Degree of recurrence of generic diffeomorphisms
- Sorbonne Université
Editorial introduction
Degree of recurrence of generic diffeomorphisms, Discrete Analysis 2019:1, 43 pp.
The theory of discrete-time dynamical systems concerns iterations of maps f:X→X, where X is a space of some kind (e.g. a topological space or a measure space) and f is a map that satisfies certain assumptions (e.g. continuity or measure preservation). A central class of dynamical systems is the class where X is a manifold and f satisfies differentiability assumptions.
Since the behaviour of dynamical systems can be very complex, it is often useful to simulate dynamical systems numerically. But then the question immediately arises of how faithful a simulation can be. In general, the answer is far from obvious, since in a numerical simulation one is forced to make approximations, and yet, as the famous phrase “butterfly effect” suggests, small changes to a function can have large repercussions if one iterates the function many times.
A simple example that illustrates the difficulties is the baker’s transformation, which is a map from [0,1)2 to itself that takes the point (x,y) to the point (2x,y/2) if 0≤x<1/2 and to the point (2x−1,(y+1)/2) if 1/2≤x<1. (One can imagine the square as a piece of bread: the baker’s transformation cuts it in half vertically, places the right half on top of the left half, and squashes the resulting rectangle back down to a square.)
The baker’s transformation is a measure-preserving bijection, but if one discretizes it by approximating all numbers to n places in their binary representations, then repeatedly doubling x mod 1 will after n steps make it zero, and after that halving y n times will make it zero as well. So after 2n steps, everything maps to zero.
This paper is concerned with diffeomorphisms of the torus T, and examines what happens if one discretizes a diffeomorphism f:T→T by taking the n×n grid Xn of all points (x,y) with coordinates that are multiples of 1/n and replacing f by the function g:Xn→Xn that maps (x,y) to the closest point in Xn to f(x,y) (making some sensible choice to break ties).
There are many ways that one might choose to measure the success of a discretization. The approach here is to consider the limit dn of the densities of the images gmn(Xn) in Xn. Since Xn is finite, these images stabilize after a finite time, and the limiting set is the union of all the periodic orbits of gm. One then takes the limit of the densities dn as n tends to infinity and regards it as a measure of how successfully one can discretize f: the larger the limit, the more information has been retained and therefore the more successful the discretization.
The expectation is that the discretizations will not be very successful in general.

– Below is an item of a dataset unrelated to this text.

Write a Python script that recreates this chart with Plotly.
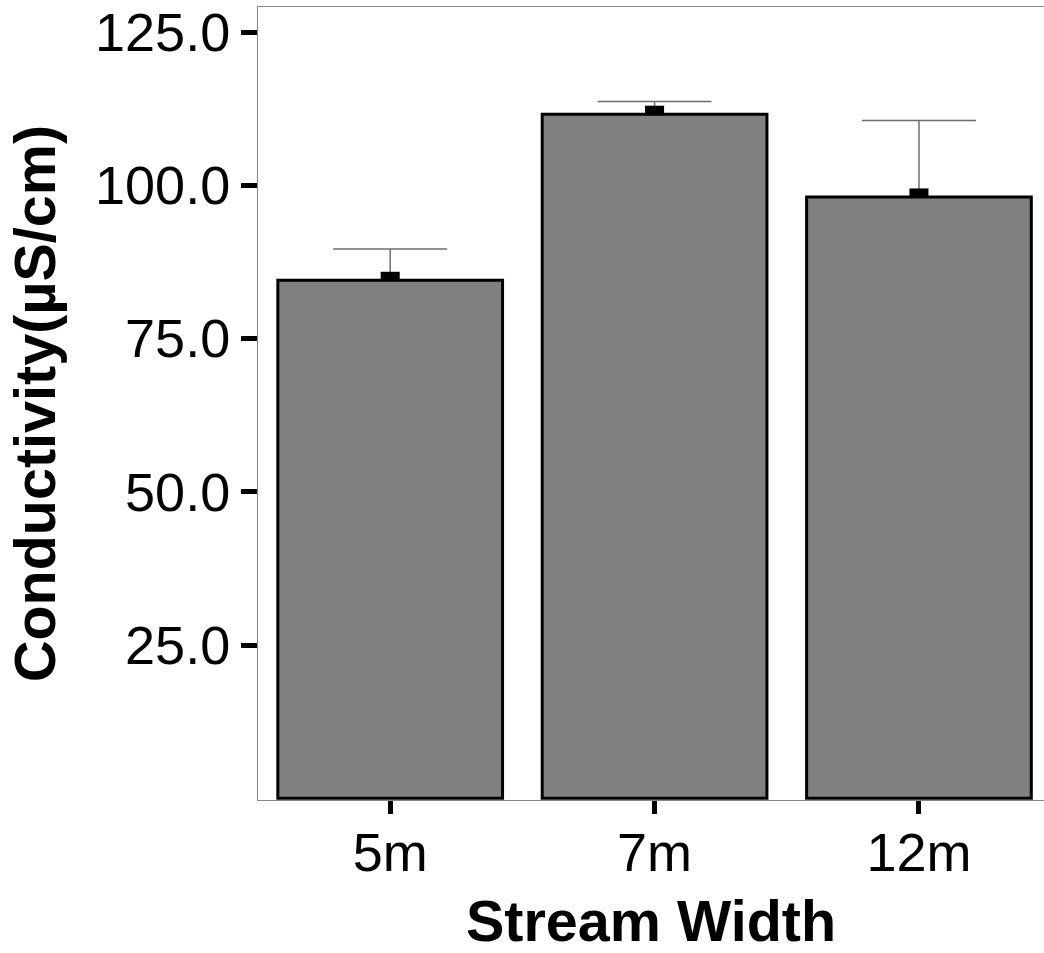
import plotly.graph_objects as go

categories = ["5m", "7m", "12m"]
conductivity = [84.5, 111.6, 98.1]
error_upper = [5.1, 2.1, 12.5]
y_ticks = [25, 50, 75, 100, 125]

x_pos = list(range(len(categories)))
FONT = "Liberation Sans, Arial, sans-serif"

fig = go.Figure()
# error bars (on a transparent bar so the grey bar drawn next hides the lower cap)
fig.add_trace(go.Bar(
    x=x_pos, y=conductivity, width=0.85,
    marker=dict(color="rgba(0,0,0,0)", line=dict(width=0)),
    error_y=dict(type="data", symmetric=False, array=error_upper,
                 arrayminus=[0] * len(categories),
                 color="#6e6e6e", thickness=1.5, width=57),
    showlegend=False, hoverinfo="skip",
))
fig.add_trace(go.Bar(
    x=x_pos, y=conductivity, width=0.85,
    marker=dict(color="#808080", line=dict(color="black", width=3)),
    showlegend=False,
))
# small black mean marker sitting on top of each bar
fig.add_trace(go.Bar(
    x=x_pos, y=[1.4] * len(categories), base=conductivity, width=0.072,
    marker=dict(color="black", line=dict(width=0)),
    showlegend=False,
))

fig.update_layout(
    width=1044, height=953,
    margin=dict(l=258, r=0, t=7, b=153),
    plot_bgcolor="white", paper_bgcolor="white",
    barmode="overlay",
    font=dict(family=FONT, color="black"),
    xaxis=dict(
        range=[-0.5, 2.473],
        tickmode="array", tickvals=x_pos, ticktext=categories,
        tickfont=dict(size=54, family=FONT, color="black"),
        ticks="outside", ticklen=13, tickwidth=5, tickcolor="black",
        ticklabelstandoff=-8,
        showline=True, linecolor="#888888", linewidth=1, mirror=True,
        showgrid=False, zeroline=False,
        title=dict(text="<b>Stream Width</b>", font=dict(size=57.5, family=FONT, color="black"), standoff=20),
    ),
    yaxis=dict(
        range=[-0.28, 129.1],
        tickmode="array", tickvals=y_ticks, ticktext=[f"{v:.1f}" for v in y_ticks],
        tickfont=dict(size=54, family=FONT, color="black"),
        ticks="outside", ticklen=16, tickwidth=5, tickcolor="black",
        showline=True, linecolor="#888888", linewidth=1, mirror=False,
        showgrid=False, zeroline=False,
        title=dict(text="<b>Conductivity(µS/cm)</b>", font=dict(size=57.5, family=FONT, color="black"), standoff=20),
    ),
)

fig.write_html("out.html")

However, it is easy to construct examples for which the limiting density is 1, so in order to understand the general situation it is helpful to consider functions f that are generic in some sense, and the most convenient sense turns out to be that the category one: that is, one attempts to prove results that hold for all functions f outside some meagre set.
The main result of the paper is to show that adding differentiability assumptions to f makes a big difference. If f is a generic measure-preserving homeomorphism, then the sequence of densities dn is dense in the interval [0,1]. However, this paper shows that if r>1 and f is a generic measure-preserving Cr diffeomorphism, then dn→0, which we can interpret as saying that typically all the information is lost when we discretize.
As the author admits, there are many ways one might consider measuring the quality of a discretization, not to mention more sophisticated discretizations, some of which might be more appropriate from the point of view of somebody who actually wanted to simulate a dynamical system. However, even a simple measure such as this one gives some insight, and the proofs of the results are interesting in their own right. Very roughly, the idea is to look at the “mesoscopic scale” – that is, a larger scale than that of the grid points but a smaller scale than that of the map in its entirety – at which f is approximately affine. The question is reduced to one about generic sequences of linear maps, and the proof involves a notion known as a “model set”, which belongs to a theoretical framework usually used to study quasicrystals, as well as a nontrivial application of Minkowski’s first theorem from the geometry of numbers.